Begin with the first line of the material and copy each line word for word through the line that contains "plt.rcParams['axes.unicode_minus'] = False"; the pictures are left out.

### TASK MATERIAL
* begin *
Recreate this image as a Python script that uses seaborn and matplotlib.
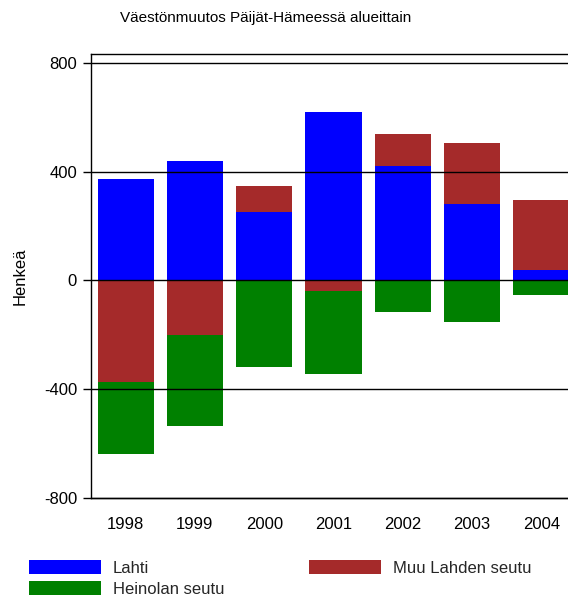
import numpy as np
import pandas as pd
import matplotlib
matplotlib.use("Agg")
import matplotlib.pyplot as plt
import seaborn as sns
from matplotlib.patches import Patch

years = ["1998", "1999", "2000", "2001", "2002", "2003", "2004"]
lahti = [372, 440, 253, 620, 422, 283, 37]
muu = [-374, -202, 96, -40, 117, 223, 260]
heinola = [-265, -334, -319, -305, -117, -154, -55]

series_names = ["Lahti", "Muu Lahden seutu", "Heinolan seutu"]
colors = {"Lahti": "#0000FF", "Muu Lahden seutu": "#A52A2A", "Heinolan seutu": "#008000"}

sns.set_theme(style="white")
plt.rcParams['font.family'] = ['Liberation Sans', 'DejaVu Sans']
plt.rcParams['axes.unicode_minus'] = False

W, H = 568, 599
fig = plt.figure(figsize=(W / 100, H / 100), dpi=100)
ax_left, ax_right, ax_top, ax_bottom = 91, 576, 54, 498
ax = fig.add_axes([ax_left / W, 1 - ax_bottom / H, (ax_right - ax_left) / W, (ax_bottom - ax_top) / H])

lahti_a = np.array(lahti, dtype=float)
muu_a = np.array(muu, dtype=float)
hei_a = np.array(heinola, dtype=float)

muu_bottom = np.where(muu_a >= 0, lahti_a, 0.0)
hei_bottom = np.minimum(muu_a, 0.0)

df = pd.DataFrame({"year": years, "Lahti": lahti_a, "Muu": muu_a, "Hei": hei_a})
w = 0.81
sns.barplot(data=df, x="year", y="Lahti", color=colors["Lahti"], saturation=1, width=w,
            errorbar=None, ax=ax, linewidth=0)
sns.barplot(data=df, x="year", y="Muu", color=colors["Muu Lahden seutu"], saturation=1, width=w,
            errorbar=None, ax=ax, linewidth=0, bottom=muu_bottom)
sns.barplot(data=df, x="year", y="Hei", color=colors["Heinolan seutu"], saturation=1, width=w,
            errorbar=None, ax=ax, linewidth=0, bottom=hei_bottom)

ax.set_xlim(-0.5, len(years) - 0.5)
ax.set_ylim(-800, 833)
yt = [-800, -400, 0, 400, 800]
ax.set_yticks(yt)
ax.set_yticklabels([str(v) for v in yt])
for yv in yt:
    ax.axhline(yv, color="black", lw=1.0, zorder=5, clip_on=False)

ax.spines["right"].set_visible(False)
for s in ["left", "top", "bottom"]:
    ax.spines[s].set_visible(True)
    ax.spines[s].set_color("black")
    ax.spines[s].set_linewidth(1.0)

ax.tick_params(axis="y", which="both", left=True, length=6, width=1, color="black",
               labelsize=12, pad=4, labelcolor="black")
ax.tick_params(axis="x", length=0, labelsize=12, pad=14, labelcolor="black")
ax.set_xlabel("")
ax.set_ylabel("Henkeä", fontsize=12, color="black")
ax.yaxis.set_label_coords((28 - ax_left) / (ax_right - ax_left), 0.5)

fig.text(266 / W, 1 - 18 / H, "Väestönmuutos Päijät-Hämeessä alueittain",
         ha="center", va="center", fontsize=11, color="black")

handles = [Patch(facecolor=colors["Lahti"], edgecolor="none", label="Lahti"),
           Patch(facecolor=colors["Heinolan seutu"], edgecolor="none", label="Heinolan seutu"),
           Patch(facecolor=colors["Muu Lahden seutu"], edgecolor="none", label="Muu Lahden seutu")]
fig.legend(handles=handles, loc="upper left", bbox_to_anchor=(29 / W, 1 - 560 / H), ncol=2,
           frameon=False, fontsize=12, handlelength=4.3, handleheight=0.96, handletextpad=0.72,
           columnspacing=5.1, labelspacing=0.3, borderpad=0, borderaxespad=0)

fig.savefig("out.png", dpi=100)
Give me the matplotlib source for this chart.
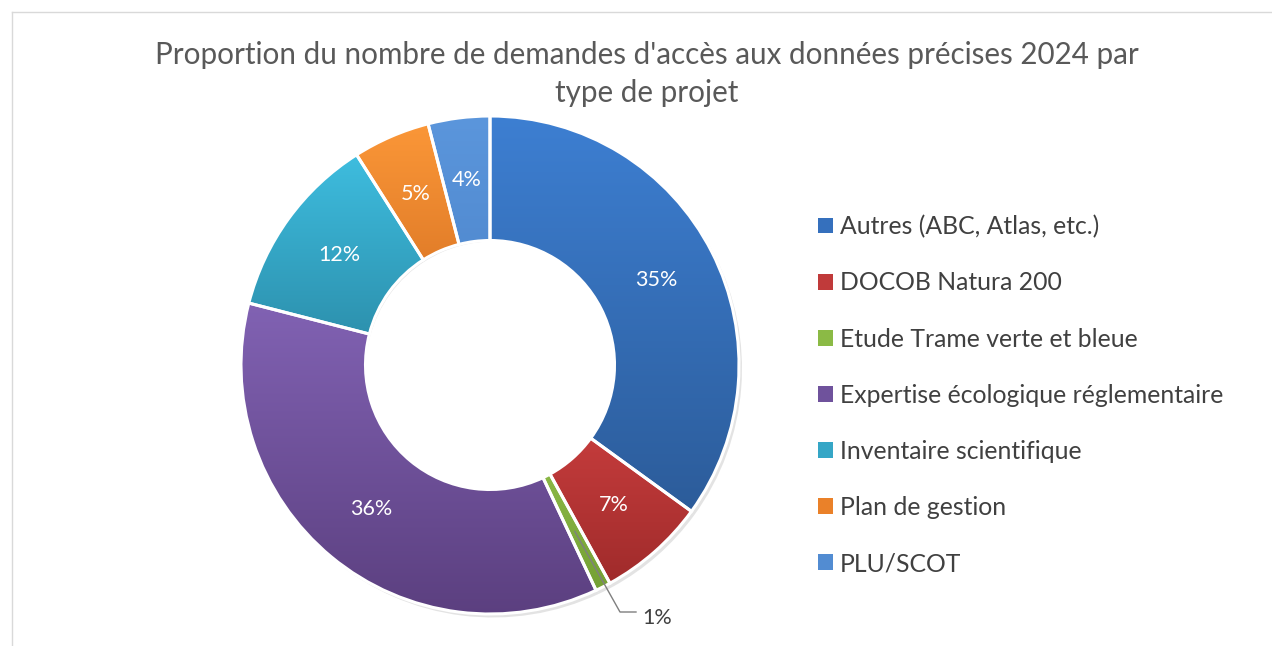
* end *
### RESULT OF THIS TASK
Recreate this image as a Python script that uses seaborn and matplotlib.
import numpy as np
import pandas as pd
import matplotlib
matplotlib.use("Agg")
import matplotlib.pyplot as plt
import seaborn as sns
from matplotlib.patches import Patch

years = ["1998", "1999", "2000", "2001", "2002", "2003", "2004"]
lahti = [372, 440, 253, 620, 422, 283, 37]
muu = [-374, -202, 96, -40, 117, 223, 260]
heinola = [-265, -334, -319, -305, -117, -154, -55]

series_names = ["Lahti", "Muu Lahden seutu", "Heinolan seutu"]
colors = {"Lahti": "#0000FF", "Muu Lahden seutu": "#A52A2A", "Heinolan seutu": "#008000"}

sns.set_theme(style="white")
plt.rcParams['font.family'] = ['Liberation Sans', 'DejaVu Sans']
plt.rcParams['axes.unicode_minus'] = False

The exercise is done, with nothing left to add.